The Campaign for Open Government has released a list of the top 10 stories broken in BC during 2006 through the use of the Freedom of Information act.
Information obtained through FOI requests in 2006 threw public light on environmental disasters, threats to public health and safety, official misconduct and corruption, bungled government programs, and at least one attempt by the B.C. government to cover up embarrassing information.
“These few examples are taken from hundreds of reported instances of FOI use,” said campaign spokesperson Darrell Evans. “They show that determined citizens, reporters, and public interest groups are still able to use the Freedom of Information Act to shed light on government secrets and keep officials accountable to the public – in spite of eight years of financial cutbacks to FOI offices and increased barriers to the release of public information.”

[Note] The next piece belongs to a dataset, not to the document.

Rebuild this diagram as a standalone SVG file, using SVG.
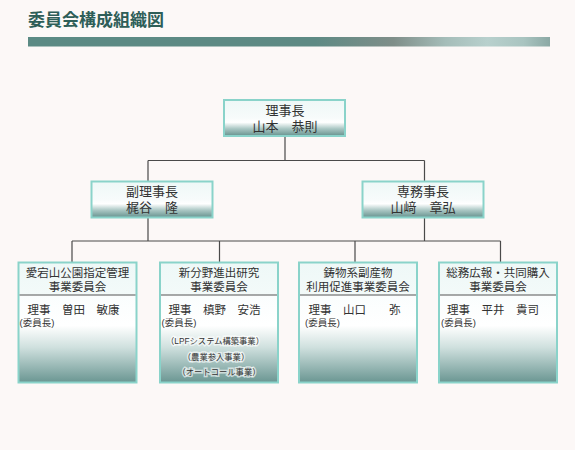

Five of the top ten stories were broken by journalists, two by the NDP opposition, two by citizen activists, and one by an environmental group.
“It’s good to see that the Official Opposition is back as an effective user of the FOI act,” said Evans. “When the B.C. Liberals were in opposition and at their peak use of FOI, they accounted for an amazing 30 per cent of all FOI requests for general (that is, non-personal) information.”
The act was introduced by the NDP under Mike Harcourt, but the Liberal opposition became the most effective user of the FOI act in the 1990s, and led the way in demonstrating that FOI is one of the mainstays of transparent and accountable government.